GW Demonaz, when did you know you wanted to become a guitarist?

DEMONAZ It was when I started listening to Nazareth’s Hair of the Dog that I was first introduced to rock and roll. I wanted to play guitar so bad that I made my first guitar. I would stand in my living room and play through our tape player. I lived in a place miles outside of Bergen where nobody liked metal. So I was very alone until my family finally moved to Bergen and I got to know more people who were into metal.

GW How did you two meet?

DEMONAZ I met up with these guys at a Slayer concert in Oslo, and I got to know some of Abbath’s buddies through them.

ABBATH This was in ’89. My friends were older than me, and they went to the Slayer concert, during the South of Heaven tour. I couldn’t come because I was too young and they were selling alcohol there. My friends met Demonaz at the Slayer concert. When they came back, they told me about Demonaz, and eventually he came up to our place. I still remember the first thing Demonaz said: “Oh yeah, so there are thrashers around here as well!” I’ll never forget that. [both laugh]

GW How did you end up forming Immortal?

DEMONAZ I used to watch Abbath play in his first band, Old Funeral. We eventually started messing around with some songs. It was an easy choice for me to work with Abbath because we share a connection. It was very natural. It had to end up that way, sooner or later.

ABBATH Back in ’88, I was playing bass in Old Funeral, but it wasn’t going in the direction I wanted. I wanted to get more serious. This was my life, so I needed to get out of that unit and find something else. When I hooked up with Demonaz, we both knew right away. That kind of connection is really hard to find. I mean, look at our luck with drummers. It took how many years before we found a drummer that fit, so long that I had to do drums for two of our albums. [laughs]

GW You were in Old Funeral with Varg Vikernes [a.k.a. Count Grishnackh, who would go on to form Burzum and eventually murder his one-time friend, Mayhem guitarist Euronymous]. Some have said he wasn’t serious about the music. Is that true.

DEMONAZ Varg was only with them for the last half year…

ABBATH It was actually me who got Varg into Old Funeral. Well, about Varg… [pauses] Fuck Varg!

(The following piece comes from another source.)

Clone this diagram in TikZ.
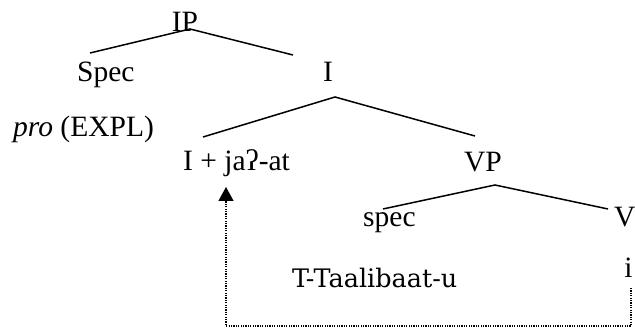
\documentclass[tikz,border=0pt]{standalone}
\usepackage{fontspec}
\setmainfont{Liberation Serif}
\newfontfamily\dvs{DejaVu Serif}
\usetikzlibrary{arrows.meta}
\begin{document}
\begin{tikzpicture}[x=1pt,y=-1pt,
  lab/.style={inner sep=0pt,font=\fontsize{29.5}{34}\selectfont},
  branch/.style={line width=1.5pt},
  trace/.style={line width=1.3pt,dash pattern=on 1.2pt off 1.2pt}]
\useasboundingbox (0,0) rectangle (635,328);
% labels
\node[lab,anchor=base] (ip) at (185,32) {IP};
\node[lab,anchor=base west] (spec1) at (77,82) {Spec};
\node[lab,anchor=base] (ibar) at (328,82) {I};
\node[lab,anchor=base west] (pro) at (13,137) {\textit{pro} (EXPL)};
\node[lab,anchor=base west] (infl) at (183,171) {I + jaʔ-at};
\node[lab,anchor=base] (vp) at (483,172) {VP};
\node[lab,anchor=base west] (spec2) at (363,227) {spec};
\node[lab,anchor=base west] (v) at (614,227) {V};
\node[inner sep=0pt,anchor=base west,font=\dvs\fontsize{25.5}{30}\selectfont] (subj) at (292,288) {T-Taalibaat-u};
\node[lab,anchor=base] (trc) at (628.5,278) {i};
% branch points
\coordinate (ipt) at (190,29);
\coordinate (ipl) at (90,53);
\coordinate (ipr) at (293,55);
\coordinate (it) at (335,97);
\coordinate (il) at (203,137);
\coordinate (ir) at (475,136);
\coordinate (vt) at (495,185);
\coordinate (vl) at (383,209);
\coordinate (vr) at (608,209);
\draw[branch] (ipl) -- (ipt) -- (ipr);
\draw[branch] (il) -- (it) -- (ir);
\draw[branch] (vl) -- (vt) -- (vr);
% movement
\coordinate (d0) at (631,288);
\coordinate (d1) at (631,326);
\coordinate (d2) at (226,326);
\coordinate (d3) at (226,187);
\draw[trace,-{Triangle[width=15pt,length=14pt]}] (d0) -- (d1) -- (d2) -- (d3);
\end{tikzpicture}
\end{document}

GW Immortal’s image and lyrical content has always been connected to nature and winter. Where did this inspiration come from?

DEMONAZ When me and Abbath started, we were quite inspired by death metal bands, like Morbid Angel and Possessed. Our lyrics for the first demo was more oriented like that. Then when we adopted the imagery and makeup, our views became different. We started to look more towards Bathory and Celtic Frost for inspiration and began to develop our own style. We drew inspiration from our surroundings: the winter themes and nature.

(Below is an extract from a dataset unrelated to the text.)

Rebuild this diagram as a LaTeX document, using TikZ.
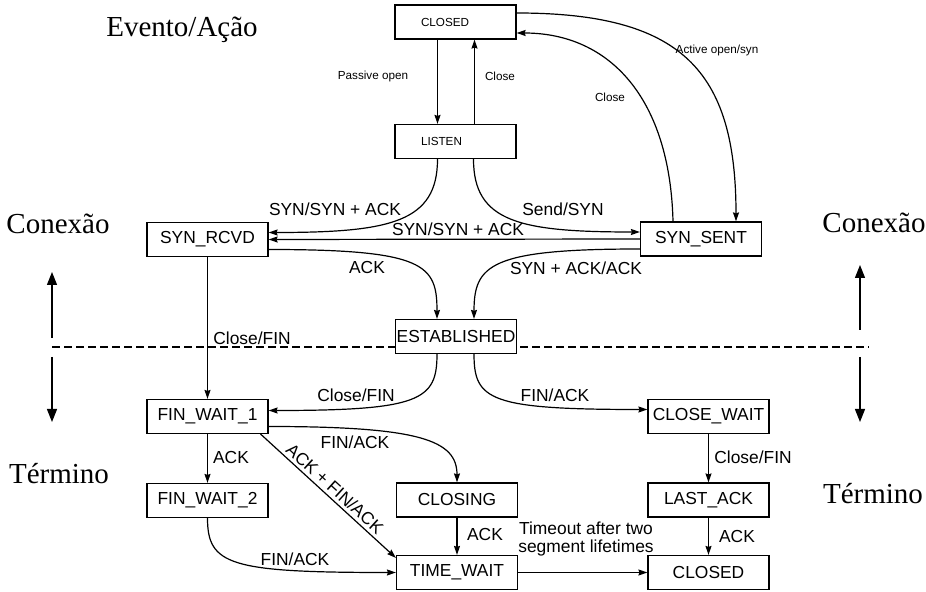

GW That, of course, led you to create the realm of Blashyrkh in your lyrics. Why did you decide to do that?

DEMONAZ I always read lyrics. The first thing I would do when I bought a CD would be to read the lyrics while I listened to the CD. I cannot get into music, really, if I don’t have the whole package. That is how I’ve always judged music. So for me, Immortal needed to create our own thing, our own world.

At the time I walked a lot. I still do. And when I was out walking, I would get all these lyrical ideas that I would set to Abbath’s riffs. I didn’t want to write about the same things that Venom, Manowar or Slayer wrote about; I wanted to have our own thing. At the time, we had this attitude, which was, Fuck the rest! Fuck everybody else. This is our fucking band and we’re doing it our way.

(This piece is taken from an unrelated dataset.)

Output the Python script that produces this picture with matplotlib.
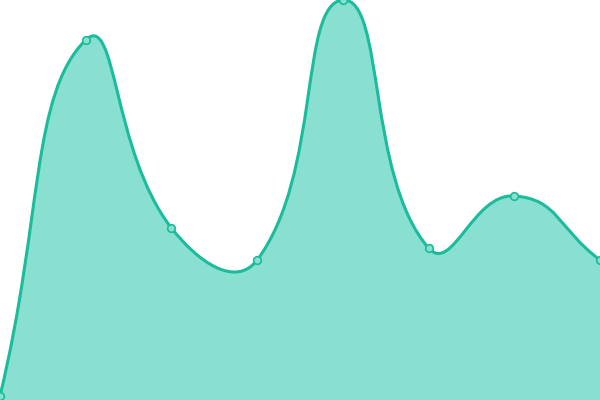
import numpy as np
import matplotlib
matplotlib.use('Agg')
import matplotlib.pyplot as plt
from matplotlib.path import Path
from matplotlib.patches import PathPatch

# data
categories = ['A', 'B', 'C', 'D', 'E', 'F', 'G', 'H']
values = [1, 90, 43, 35, 100, 38, 51, 35]

line_color = '#1abc9c'
fill_color = '#89e0d0'
W, H = 600, 400
smooth = 0.5

x = np.arange(len(values), dtype=float)
y = np.array(values, dtype=float)
ymax = 100

# pixel scale factors so smoothing behaves like a canvas renderer
sx = W / (len(values) - 1)
sy = H / ymax
px, py = x * sx, y * sy

verts = [(x[0], y[0])]
codes = [Path.MOVETO]
n = len(values)
cps = []
for i in range(n):
    prev = i - 1 if i > 0 else i
    nxt = i + 1 if i < n - 1 else i
    vx, vy = px[nxt] - px[prev], py[nxt] - py[prev]
    d0 = np.hypot(px[i] - px[prev], py[i] - py[prev])
    d1 = np.hypot(px[nxt] - px[i], py[nxt] - py[i])
    s = d0 + d1
    r0, r1 = (d0 / s, d1 / s) if s else (0, 0)
    c0 = (px[i] - vx * smooth * r0, py[i] - vy * smooth * r0)
    c1 = (px[i] + vx * smooth * r1, py[i] + vy * smooth * r1)
    cps.append((c0, c1))

for i in range(n - 1):
    a = cps[i][1]
    b = cps[i + 1][0]
    verts += [(a[0] / sx, a[1] / sy), (b[0] / sx, b[1] / sy), (x[i + 1], y[i + 1])]
    codes += [Path.CURVE4] * 3

fig = plt.figure(figsize=(6, 4), dpi=100)
ax = fig.add_axes([0, 0, 1, 1])

area_verts = verts + [(x[-1], 0), (x[0], 0), (x[0], y[0])]
area_codes = codes + [Path.LINETO, Path.LINETO, Path.CLOSEPOLY]
ax.add_patch(PathPatch(Path(area_verts, area_codes), facecolor=fill_color, edgecolor='none'))
ax.add_patch(PathPatch(Path(verts, codes), facecolor='none', edgecolor=line_color, lw=2.2))
ax.plot(x, y, 'o', ms=5.5, mfc=fill_color, mec=line_color, mew=1.2, clip_on=False, zorder=3)

ax.set_xlim(0, n - 1)
ax.set_ylim(0, ymax)
ax.axis('off')
fig.savefig('out.png', dpi=100)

GW You guys also took the genre’s corpse paint and theatrics to a whole new level, which at the time caused you to become the butt of a few jokes.

ABBATH What we were into at the time was not “in.” We wanted spectacle. We wanted that Venom/Celtic Frost–type of thing. Back then, we would sit at my place, drink some whisky, put on makeup, watch Venom videos and then go walking in the woods. People laughed at us. They were like, “What the hell are these guys doing?”

But if you don’t care about what other people are doing and believe in yourself, it’s only a matter of time before people believe in you. I won’t mention names, but some really big, high-profiled black metal names that are still around today used to laugh at us and call us silly. And today they are ridiculous.

Me and Demonaz are true. You can’t find truer people than us. But what’s true? We’re true…to rock and roll. It’s not about being evil and nasty to the rest of your fellows; it’s about showing those who think that rock and roll is a bad thing that, yeah, it is a bad thing: It’s baaad, in an all right way.” It’s good. It’s freedom. Metal? Sure. But it’s rock and roll! If you don’t have the rock and roll attitude and vibe, you’ve got nothing.